> Provided information:
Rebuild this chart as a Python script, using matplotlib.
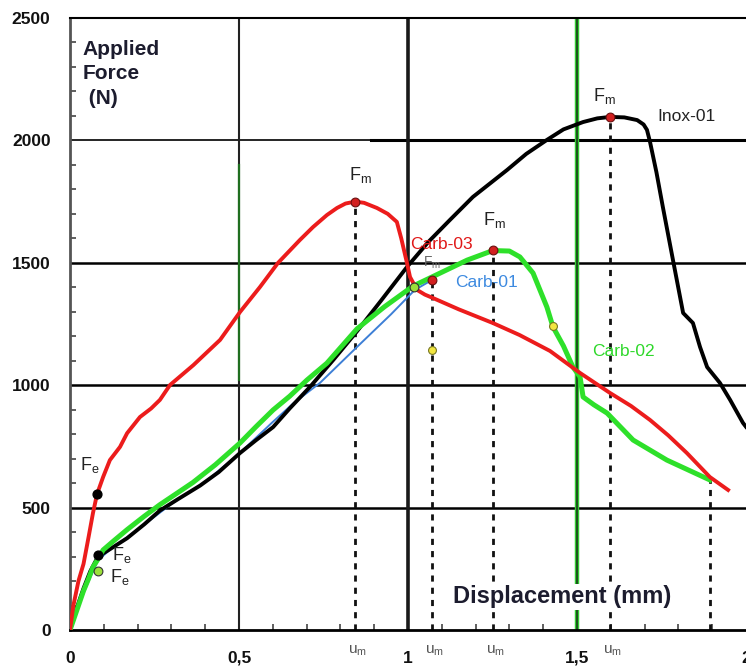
import matplotlib
matplotlib.use("Agg")
import matplotlib.pyplot as plt
from matplotlib.ticker import MultipleLocator

plt.rcParams['font.family'] = ['Liberation Sans', 'DejaVu Sans']

# Carb-03 (red)
carb03_x = [0, 0.01, 0.025, 0.04, 0.055, 0.068, 0.08, 0.098, 0.118, 0.148, 0.169, 0.207,
            0.24, 0.266, 0.296, 0.365, 0.444, 0.503, 0.562, 0.615, 0.68, 0.719, 0.76,
            0.79, 0.815, 0.843, 0.87, 0.908, 0.94, 0.967, 0.98, 0.997, 1.006, 1.027,
            1.05, 1.074, 1.15, 1.251, 1.33, 1.42, 1.509, 1.598, 1.66, 1.716, 1.77,
            1.825, 1.893, 1.947]
carb03_y = [0, 100, 200, 270, 380, 478, 555, 625, 694, 748, 804, 870,
            905, 940, 1001, 1082, 1185, 1299, 1401, 1499, 1593, 1646, 1695,
            1724, 1742, 1750, 1745, 1724, 1700, 1667, 1600, 1499, 1442, 1389,
            1370, 1356, 1310, 1254, 1205, 1140, 1050, 968, 915, 858, 795,
            723, 625, 572]

# Carb-02 (green)
carb02_x = [0, 0.02, 0.04, 0.055, 0.068, 0.083, 0.098, 0.13, 0.169, 0.22, 0.266, 0.32,
            0.364, 0.43, 0.503, 0.55, 0.601, 0.65, 0.701, 0.76, 0.849, 0.93, 1.015,
            1.095, 1.175, 1.251, 1.3, 1.331, 1.37, 1.411, 1.429, 1.46, 1.488, 1.509,
            1.518, 1.55, 1.589, 1.666, 1.766, 1.893]
carb02_y = [0, 80, 160, 210, 257, 290, 327, 365, 410, 465, 512, 562,
            603, 675, 764, 830, 899, 955, 1021, 1090, 1230, 1320, 1405,
            1458, 1511, 1550, 1548, 1524, 1458, 1319, 1238, 1160, 1074, 1034,
            952, 920, 886, 776, 694, 613]

# Inox-01 (black)
inox01_x = [0, 0.02, 0.04, 0.06, 0.083, 0.118, 0.169, 0.22, 0.266, 0.32, 0.385, 0.44,
            0.503, 0.55, 0.601, 0.65, 0.71, 0.78, 0.849, 0.92, 0.997, 1.06, 1.124,
            1.192, 1.293, 1.35, 1.411, 1.46, 1.518, 1.56, 1.598, 1.64, 1.678, 1.697,
            1.707, 1.716, 1.735, 1.754, 1.784, 1.814, 1.843, 1.864, 1.885, 1.923,
            1.953, 1.991, 2.0]
inox01_y = [0, 90, 170, 240, 300, 330, 375, 432, 488, 535, 590, 645,
            723, 775, 829, 905, 993, 1105, 1220, 1345, 1483, 1585, 1675,
            1769, 1879, 1945, 2002, 2045, 2075, 2090, 2096, 2094, 2083, 2065,
            2043, 1994, 1870, 1728, 1511, 1295, 1254, 1156, 1074, 1009,
            940, 846, 830]

# Carb-01 (blue)
carb01_x = [0, 0.02, 0.04, 0.06, 0.083, 0.12, 0.2, 0.3, 0.4, 0.5, 0.6, 0.66, 0.74,
            0.849, 0.95, 1.02, 1.071]
carb01_y = [0, 80, 150, 215, 285, 330, 410, 515, 605, 720, 850, 925, 1010,
            1156, 1290, 1389, 1430]

# characteristic points
fm_x = [0.843, 1.071, 1.251, 1.598]
fm_y = [1750, 1430, 1552, 2096]
fe_black_x = [0.08, 0.083]
fe_black_y = [555, 306]
fe_green_x = [0.083, 1.018]
fe_green_y = [240, 1401]
yellow_x = [1.071, 1.429]
yellow_y = [1144, 1242]
um_x = [0.843, 1.071, 1.251, 1.598, 1.893]
um_top = [1750, 1430, 1552, 2096, 613]
um_label_x = [0.843, 1.071, 1.251, 1.598]

x_ticks = [0, 0.5, 1, 1.5, 2]
x_ticklabels = ['0', '0,5', '1', '1,5', '2']
y_ticks = [0, 500, 1000, 1500, 2000, 2500]

fig = plt.figure(figsize=(7.46, 6.67), dpi=100)
ax = fig.add_axes([70 / 746, 37 / 667, 676 / 746, 612 / 667])
ax.set_xlim(0, 2.0)
ax.set_ylim(0, 2500)

# grid lines (drawn by hand, the scan has mixed colours)
for yv in [500, 1000, 1500]:
    ax.axhline(yv, color='black', lw=1.8, zorder=1)
ax.axhline(2000, color='black', lw=1.2, zorder=1)
ax.plot([0.89, 2.0], [2000, 2000], color='black', lw=2.2, zorder=1)
ax.axvline(0.5, color='#222222', lw=1.5, zorder=1)
ax.plot([0.5, 0.5], [1020, 1900], color='#1f6e1f', lw=1.6, zorder=1)
ax.axvline(1.0, color='#1a1a1a', lw=2.6, zorder=1)
ax.axvline(1.5, color='#33cc33', lw=3.2, zorder=1)
ax.axvline(1.5, color='#1a3a1a', lw=1.2, zorder=1)

# dashed u_m lines
for xv, yt in zip(um_x, um_top):
    ax.plot([xv, xv], [0, yt], color='#111111', lw=2, linestyle=(0, (2.2, 2.2)), zorder=2)

ax.plot(carb01_x, carb01_y, color='#3d7fd6', lw=1.4, zorder=3)
ax.plot(inox01_x, inox01_y, color='black', lw=2.8, zorder=4)
ax.plot(carb02_x, carb02_y, color='#2ee02a', lw=3.6, zorder=5)
ax.plot(carb03_x, carb03_y, color='#ec1c1c', lw=2.8, zorder=6)

ax.scatter(fm_x, fm_y, s=40, color='#d22020', edgecolor='#6a1010', lw=0.8, zorder=8)
ax.scatter(fe_black_x, fe_black_y, s=40, color='black', zorder=8)
ax.scatter(fe_green_x, fe_green_y, s=40, color='#9be03a', edgecolor='#333333', lw=0.8, zorder=8)
ax.scatter(yellow_x, yellow_y, s=32, color='#f2e640', edgecolor='#777722', lw=0.8, zorder=8)

# labels
lab = dict(fontsize=13, color='#222222', zorder=9)
ax.text(0.03, 654, 'F$_\\mathregular{e}$', **lab)
ax.text(0.124, 286, 'F$_\\mathregular{e}$', **lab)
ax.text(0.118, 196, 'F$_\\mathregular{e}$', **lab)
ax.text(0.858, 1859, 'F$_\\mathregular{m}$', ha='center', va='center', **lab)
ax.text(1.257, 1675, 'F$_\\mathregular{m}$', ha='center', va='center', **lab)
ax.text(1.58, 2181, 'F$_\\mathregular{m}$', ha='center', va='center', **lab)
ax.text(1.07, 1500, 'F$_\\mathregular{m}$', ha='center', va='center', fontsize=10,
        color='#666666', zorder=7)

ax.text(1.006, 1575, 'Carb-03', color='#e01818', fontsize=12.5, va='center', zorder=9)
ax.text(1.139, 1421, 'Carb-01', color='#3d8ae0', fontsize=12.5, va='center', zorder=9)
ax.text(1.544, 1136, 'Carb-02', color='#2ed82a', fontsize=12.5, va='center', zorder=9)
ax.text(1.737, 2096, 'Inox-01', color='#222222', fontsize=12.5, va='center', zorder=9)

ax.text(0.038, 2410, 'Applied\nForce\n (N)', fontsize=15, fontweight='bold',
        color='#1c1c2e', va='top', linespacing=1.35)
ax.text(1.133, 135, 'Displacement (mm)', fontsize=17, fontweight='bold',
        color='#1c1c2e', va='center', zorder=9,
        bbox=dict(facecolor='white', edgecolor='none', pad=1))

for xv in um_label_x:
    ax.text(xv - 0.02, -85, 'u$_\\mathregular{m}$', fontsize=11, color='#555555',
            ha='left', va='center', clip_on=False)

# axes, ticks
ax.set_xticks(x_ticks)
ax.set_xticklabels(x_ticklabels)
ax.set_yticks(y_ticks)
ax.xaxis.set_minor_locator(MultipleLocator(0.1))
ax.yaxis.set_minor_locator(MultipleLocator(100))
ax.tick_params(which='major', length=0, labelsize=12.5)
ax.tick_params(axis='x', which='major', pad=15)
ax.tick_params(axis='y', which='major', pad=14)
ax.tick_params(which='minor', direction='in', length=4, width=1.2, color='#444444')
for lbl in ax.get_xticklabels() + ax.get_yticklabels():
    lbl.set_fontweight('bold')
    lbl.set_color('#111111')

ax.spines['right'].set_visible(False)
ax.spines['left'].set_linewidth(2)
ax.spines['left'].set_color('#555555')
ax.spines['bottom'].set_linewidth(2)
ax.spines['top'].set_linewidth(1.5)

fig.savefig('out.png', dpi=100)
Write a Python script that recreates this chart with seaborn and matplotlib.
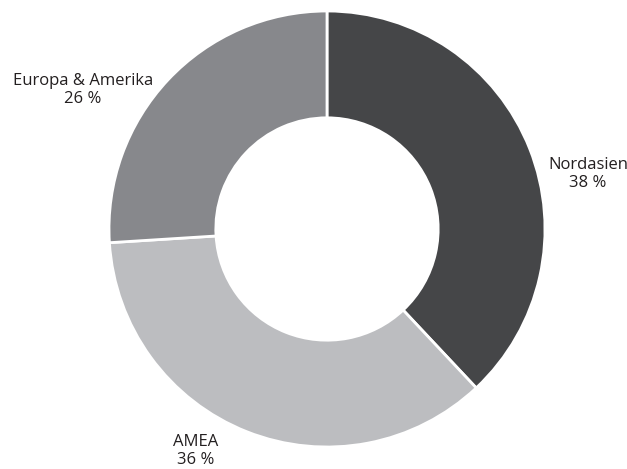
import matplotlib
matplotlib.use("Agg")
import matplotlib.pyplot as plt
import seaborn as sns

# Data
categories = ["Nordasien", "AMEA", "Europa & Amerika"]
values = [38, 36, 26]
value_labels = ["38 %", "36 %", "26 %"]
colors = ["#454648", "#bcbdc0", "#87888c"]

sns.set_theme(style="white")
plt.rcParams["font.family"] = ["Open Sans", "DejaVu Sans"]

W, H = 627, 469
fig = plt.figure(figsize=(W / 100, H / 100), dpi=100)
cx, cy, r = 327, 229, 218
ax = fig.add_axes([(cx - r) / W, (H - cy - r) / H, 2 * r / W, 2 * r / H])

wedges, _ = ax.pie(
    values,
    colors=colors,
    startangle=90,
    counterclock=False,
    radius=1.0,
    wedgeprops=dict(width=0.49, edgecolor="white", linewidth=2.0),
)
ax.set_xlim(-1, 1)
ax.set_ylim(-1, 1)
ax.set_aspect("equal")
ax.axis("off")

def px2data(px, py):
    return (px - cx) / r, (cy - py) / r

label_pos = {
    "Nordasien": (588, 174),
    "AMEA": (196, 451),
    "Europa & Amerika": (83, 90),
}
for cat, vl in zip(categories, value_labels):
    x, y = px2data(*label_pos[cat])
    ax.text(x, y, f"{cat}\n{vl}", ha="center", va="center",
            fontsize=12, color="#231f20", linespacing=1.1, clip_on=False)

fig.savefig("out.png", dpi=100)
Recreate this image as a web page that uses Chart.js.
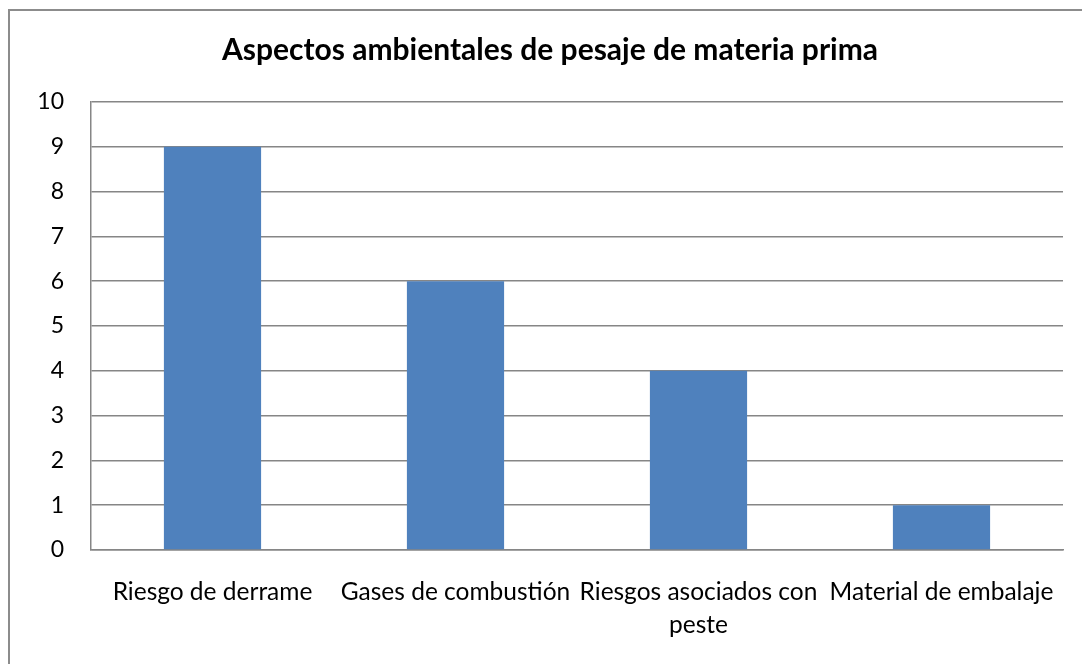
<!DOCTYPE html>
<html lang="es">
<head>
    <meta charset="UTF-8">
    <meta name="viewport" content="width=device-width, initial-scale=1.0">
    <script src="https://cdn.jsdelivr.net/npm/chart.js@4"></script>
    <title>Aspectos ambientales de pesaje de materia prima</title>
    <style>
        body { margin: 0; background: #fff; }
        #wrap { position: relative; width: 1082px; height: 664px; overflow: hidden; }
        #frame { position: absolute; left: 8px; top: 9px; width: 1200px; height: 800px; border: 2px solid #8c8c8c; box-sizing: border-box; }
        canvas { position: absolute; left: 0; top: 0; }
    </style>
</head>
<body>
<div id="wrap">
    <div id="frame"></div>
    <canvas id="myChart" width="1082" height="664"></canvas>
</div>
<script>
    // chart data
    const categories = [
        "Riesgo de derrame",
        "Gases de combustión",
        ["Riesgos asociados con", "peste"],
        "Material de embalaje"
    ];
    const values = [9, 6, 4, 1];
    const titleText = "Aspectos ambientales de pesaje de materia prima";

    const gridColor = "#868686";
    const textFont = "Lato";

    const config = {
        type: "bar",
        data: {
            labels: categories,
            datasets: [{
                label: "Aspectos",
                data: values,
                backgroundColor: "#4F81BD",
                borderWidth: 0,
                barPercentage: 0.4,
                categoryPercentage: 1
            }]
        },
        options: {
            responsive: false,
            animation: false,
            layout: { padding: { left: 37, right: 19, top: 0, bottom: 20 } },
            plugins: {
                legend: { display: false },
                tooltip: { enabled: false },
                title: {
                    display: true,
                    text: titleText,
                    color: "#000",
                    font: { family: textFont, size: 30, weight: "bold", lineHeight: 1.2 },
                    padding: { top: 32, bottom: 34 }
                }
            },
            scales: {
                x: {
                    grid: { display: false, drawTicks: false },
                    border: { display: true, color: gridColor, width: 1.5 },
                    ticks: {
                        color: "#000",
                        font: { family: textFont, size: 24.5, lineHeight: 1.33 },
                        padding: 26,
                        maxRotation: 0,
                        autoSkip: false
                    },
                    afterFit(scale) { scale.height = 94; }
                },
                y: {
                    min: 0,
                    max: 10,
                    grid: { color: gridColor, lineWidth: 1.5, drawTicks: false },
                    border: { display: true, color: gridColor, width: 1.5 },
                    ticks: {
                        stepSize: 1,
                        color: "#000",
                        font: { family: textFont, size: 23 },
                        padding: 27
                    },
                    afterFit(scale) { scale.width = 54; }
                }
            }
        }
    };

    const myChart = new Chart(document.getElementById("myChart"), config);
</script>
</body>
</html>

> Exercise prompt: Of all the lines above, how many contain the word "that"? Answer with only the number.

> Written response: 2